French Unemployment Hits Record High

Job seekers
Job seekers look at job notifications as they visit a National Agency for Employment (Pole Emploi) temporary stand in a shopping centre in Nice October 23, 2012. Eric Gaillard/REUTERS

The rate of unemployment in France rose to a record high in the last quarter of 2014, according to figures collected by the International Bureau of Employment (BIT) and published today by the France's National Institute for Economic Studies (Insee).

10% of all French citizens and 10.4% of those in Paris and France's biggest cities, known collectively as the Métropole are now out of work. An incremental rise in unemployment of 0.1% was recorded from the third quarter of 2014, leaving France with the highest rate of unemployment since 1998, when comparable records began. Insee estimates that at the end of 2014, almost 2.9 million French men and women were unemployed.

This statistic will not be well received by French president François Hollande and his prime minister Manuel Valls, as both have repeatedly said that tackling joblessness is one of the priorities of their government.

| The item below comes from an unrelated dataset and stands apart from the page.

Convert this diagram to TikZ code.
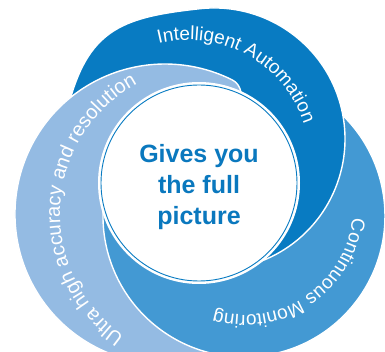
\documentclass[tikz,border=0pt]{standalone}
\usepackage{fontspec}
\newfontfamily\labfont{Liberation Sans}
\usetikzlibrary{decorations.text}
\definecolor{darkB}{RGB}{8,123,194}
\definecolor{medB}{RGB}{67,153,211}
\definecolor{lightB}{RGB}{148,187,227}
\definecolor{hubtext}{RGB}{10,120,190}
\newcommand{\lightcrescent}{%
  \path[crescent, fill=lightB] (199,-183) -- (240,-343.9) arc[start angle=-60, end angle=-296.6, radius=150]
    .. controls (237,-82) and (240,-87) .. (241,-92.2) -- cycle;}
\begin{document}
\begin{tikzpicture}[x=1pt,y=1pt,
  crescent/.style={draw=white, line width=1.4pt, line join=round},
  arctext/.style={decorate, decoration={text along path, text align=center, text color=white}}]
\useasboundingbox (0,0) rectangle (385,-352);
% light crescent (bottom layer)
\lightcrescent
% medium crescent
\path[crescent, fill=medB] (199,-183) -- (334.6,-108) arc[start angle=50, end angle=-182, radius=141] -- cycle;
% dark crescent
\path[crescent, fill=darkB] (199,-183) -- (66,-120) -- (70,-100) .. controls (90,-28) and (125.4,-16.8) .. (200.1,-8.7)
  arc[start angle=96.1, end angle=-69, radius=131] -- cycle;
% light crescent tip over the dark one
\begin{scope}
  \clip (0,0) rectangle (260,-150);
  \lightcrescent
\end{scope}
% hub
\node[circle, fill=white, minimum size=202pt, inner sep=0pt] (hub) at (199,-183) {};
\draw[darkB, line width=0.9pt] (hub.center) circle[radius=98];
\node[align=center, text=hubtext, font=\labfont\bfseries\fontsize{25}{31}\selectfont] (hubtxt) at (199,-187.5) {Gives you\\the full\\picture};
% arc labels
\path[arctext, decoration={text={|\labfont\fontsize{19}{19}\selectfont|Intelligent Automation}}] (188,-162) ++(121:122) arc[start angle=121, end angle=1, radius=122];
\path[arctext, decoration={text={|\labfont\fontsize{19}{19}\selectfont|Continuous Monitoring}}] (245,-207) ++(4:108) arc[start angle=4, end angle=-116, radius=108];
\path[arctext, decoration={text={|\labfont\fontsize{20}{20}\selectfont|Ultra high accuracy and resolution}}] (208,-214) ++(247:148) arc[start angle=247, end angle=107, radius=148];
\end{tikzpicture}
\end{document}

In November Hollande appeared on French TV channel TF1 and admitted he had "made mistakes" in failing to fulfill his promise to reduce unemployment by the end of 2013.

When asked about the issue of joblessness, Hollande hinted he might not seek reelection in the next presidential election in 2017, if he failed to curb the increasing rate of unemployment.

"I spoke about reversing the trend in unemployment. It didn't happen. I was scrutinised for this, because it was the great hope of many, especially those looking for work. If I am not able to do it by the end of my term in office, do you really think I would stand before the French people in 2017? The French would be merciless and with good reason," Hollande said.

Laurent Wauquiez, the secretary general of France's centre-right UMP opposition party recently compared Hollande's record on tackling unemployment as "a failure" of the magnitude of Napoleon Bonaparte's loss at the battle of Waterloo.

"François Hollande's five year term is likely to be the Waterloo for employment," Wauquiez tweeted in December.

"Month after month, this [issue] is the government's failure. The president promised us a reversal of the rate of unemployment last year. The year that followed we have seen 170,000 more looking for employment . This is truly a failure."

According to France's daily newspaper Le Monde, the Insee estimates the upward trend of unemployment is going to continue and by mid-2015 unemployment nationally will have grown by 0.2% to 10.2%, rising to 10.6% in the Métropole areas.